Am 3. Februar 1945 erfolgte in der Zeit von 10.39 bis 12.16Uhr der wohl schwerste Luftangriff der Alliierten auf die Reichshauptstadt. Der Schwerpunkt der Bombenabwürfe lag im Umfeld des Spittelmarktes, des Moritzplatzes und des Neanderviertels, dem heutigen Heinrich-Heine-Viertel. Durch Luftminen, Spreng- und Brandbomben wurden die letzten Reste der Bebauung im Zentrum zwischen Alexanderplatz und Brandenburger Tor in Schutt und Asche gelegt. Die erschreckende Bilanz des Luftangriffes: Mindestens 2.541 Tote, 714 Vermißte,1.688 Verwundete und 119.057 Obdachlose.

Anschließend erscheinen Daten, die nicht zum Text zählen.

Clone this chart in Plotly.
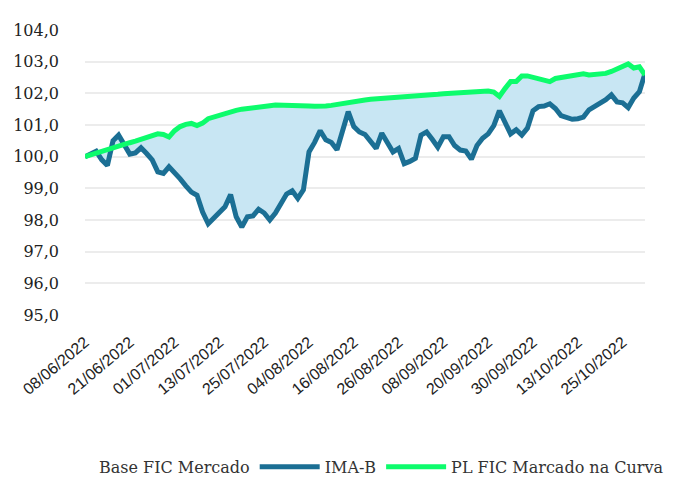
import pandas as pd
import plotly.graph_objects as go

# Business days (Brazil holidays removed) used as categories
holidays = ["2022-06-16", "2022-09-07", "2022-10-12"]
dates = pd.bdate_range("2022-06-08", "2022-10-31", freq="C",
                       holidays=holidays).strftime("%d/%m/%Y").tolist()

tick_labels = ["08/06/2022", "21/06/2022", "01/07/2022", "13/07/2022", "25/07/2022",
               "04/08/2022", "16/08/2022", "26/08/2022", "08/09/2022", "20/09/2022",
               "30/09/2022", "13/10/2022", "25/10/2022"]

ima_b = [100.0, 100.1, 100.17, 99.9, 99.72, 100.5, 100.68, 100.38, 100.08, 100.12,
         100.28, 100.1, 99.9, 99.52, 99.47, 99.68, 99.5, 99.3, 99.08, 98.88,
         98.78, 98.25, 97.88, 98.05, 98.25, 98.42, 98.8, 98.1, 97.78, 98.1,
         98.13, 98.34, 98.22, 98.0, 98.22, 98.5, 98.82, 98.92, 98.68, 98.95,
         100.15, 100.45, 100.82, 100.53, 100.45, 100.22, 100.85, 101.42, 100.95, 100.78,
         100.7, 100.5, 100.26, 100.74, 100.45, 100.15, 100.26, 99.78, 99.85, 99.95,
         100.68, 100.78, 100.55, 100.3, 100.63, 100.63, 100.35, 100.21, 100.18, 99.92,
         100.35, 100.58, 100.72, 100.98, 101.45, 101.05, 100.72, 100.85, 100.68, 100.9,
         101.45, 101.58, 101.6, 101.67, 101.52, 101.3, 101.24, 101.18, 101.2, 101.25,
         101.48, 101.58, 101.66, 101.8, 101.95, 101.73, 101.7, 101.55, 101.85, 102.05,
         102.63]

pl_fic = [100.0, 100.06, 100.1, 100.16, 100.22, 100.27, 100.33, 100.38, 100.44, 100.49,
          100.55, 100.6, 100.66, 100.72, 100.7, 100.62, 100.82, 100.95, 101.02, 101.05,
          100.98, 101.06, 101.2, 101.26, 101.31, 101.37, 101.42, 101.46, 101.5, 101.53,
          101.55, 101.58, 101.6, 101.61, 101.63, 101.63, 101.63, 101.63, 101.62, 101.61,
          101.6, 101.59, 101.58, 101.6, 101.62, 101.65, 101.67, 101.72, 101.77, 101.78,
          101.79, 101.81, 101.82, 101.84, 101.85, 101.86, 101.88, 101.89, 101.9, 101.92,
          101.93, 101.95, 101.96, 101.97, 101.99, 102.0, 102.02, 102.03, 102.05, 102.06,
          102.06, 102.07, 102.07, 102.04, 101.9, 102.15, 102.37, 102.37, 102.55, 102.55,
          102.5, 102.44, 102.41, 102.37, 102.47, 102.5, 102.53, 102.56, 102.6, 102.62,
          102.58, 102.59, 102.61, 102.63, 102.69, 102.77, 102.85, 102.93, 102.8, 102.84,
          102.58]

BLUE = "#1b6f94"
GREEN = "#0dfc6c"
FILL = "#c8e6f3"
SERIF = "DejaVu Serif"

fig = go.Figure()
# band between the two series
fig.add_trace(go.Scatter(x=dates, y=pl_fic, mode="lines", line=dict(width=0),
                         showlegend=False, hoverinfo="skip"))
fig.add_trace(go.Scatter(x=dates, y=ima_b, mode="lines", line=dict(width=0),
                         fill="tonexty", fillcolor=FILL, showlegend=False,
                         hoverinfo="skip"))
# legend entry of the band
fig.add_trace(go.Scatter(x=[None], y=[None], mode="lines", line=dict(width=0),
                         name="Base FIC Mercado"))
fig.add_trace(go.Scatter(x=dates, y=ima_b, mode="lines", name="IMA-B",
                         line=dict(color=BLUE, width=5, shape="linear")))
fig.add_trace(go.Scatter(x=dates, y=pl_fic, mode="lines", name="PL FIC Marcado na Curva",
                         line=dict(color=GREEN, width=5, shape="linear")))

fig.update_layout(
    width=677, height=477,
    margin=dict(l=85, r=32, t=30, b=162, autoexpand=False),
    paper_bgcolor="white", plot_bgcolor="white",
    separators=",.",
    showlegend=True,
    legend=dict(orientation="h", x=-0.1, xanchor="left", y=-0.533, yanchor="middle",
                font=dict(family=SERIF, size=16, color="#333333"),
                itemwidth=60, traceorder="normal"),
    xaxis=dict(type="category", range=[0, len(dates) - 1], automargin=False,
               tickmode="array", tickvals=tick_labels, ticktext=tick_labels,
               tickangle=-40, showgrid=False, zeroline=False, showline=False,
               ticks="", ticklabelstandoff=14,
               tickfont=dict(family="Liberation Sans", size=16, color="#222222")),
    yaxis=dict(range=[95, 104], dtick=1, tickformat=".1f", automargin=False,
               showgrid=True, gridcolor="#ececec", gridwidth=2,
               zeroline=False, showline=False, ticks="", ticklabelstandoff=25,
               tickfont=dict(family=SERIF, size=16, color="#222222")),
)

fig.write_html("out.html", config={"displayModeBar": False},
               post_script="document.body.style.margin='0';")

In den Kellergewölben der Luisenstadt- Kirche suchten zu der Zeit etwa 60 Personen, darunter Mitarbeiter der Kirche und Kinder des Kindergartens der Gemeinde, Schutz vor den Bomben. Niemand kam lebend aus den Kellergewölben der Kirche heraus. Aus dem Sterbebuch des Standesamtes Berlin-Mitte sollen stellvertretend für viele Gemeindeglieder genannt werden: die Kindergärtnerin Margarete Wieczorek, Pfarrfrau Margarete Themel, Diakon Hans Strauß und seine Ehefrau Wilhelmine und Pfarrgehilfin Erika Patzak. Auch die Küsterei mit allen Akten und dem Tresor fiel den Bomben zum Opfer.

Abschied von der Gemeinde

Pfarrer Joachim Braun schreibt dazu im Rückblick: „Am Sonntag, dem 11.2. 1945, feierten wir den Abschied von der Gemeinde mit solchen Gemeindegliedern, welche mit dem Leben davongekommen waren. Der Gottesdienst fand in dem erhaltenen Kellerraum des Gemeindehauses statt. Es fehlte jede Beleuchtung, es fehlte ein Altar, es fehlten Bänke, es fehlte ein Talar, es fehlte alles, was zu einem normalen Gottesdienst zu gehören scheint. 130 Menschen waren dort versammelt. Aber es fehlte nicht die Hauptvoraussetzung für einen Gottesdienst, eine hungrige, nach Gottes Wort verlangende Gemeinde. Wir feierten das Abendmahl mit normalem Brot und Wasser. Dieser Abschiedsgottesdienst wird mir in besonderer Erinnerung bleiben."

Am Freitag, dem 29. Mai 1964, wird die Ruine der Luisenstadt-Kirche gesprengt.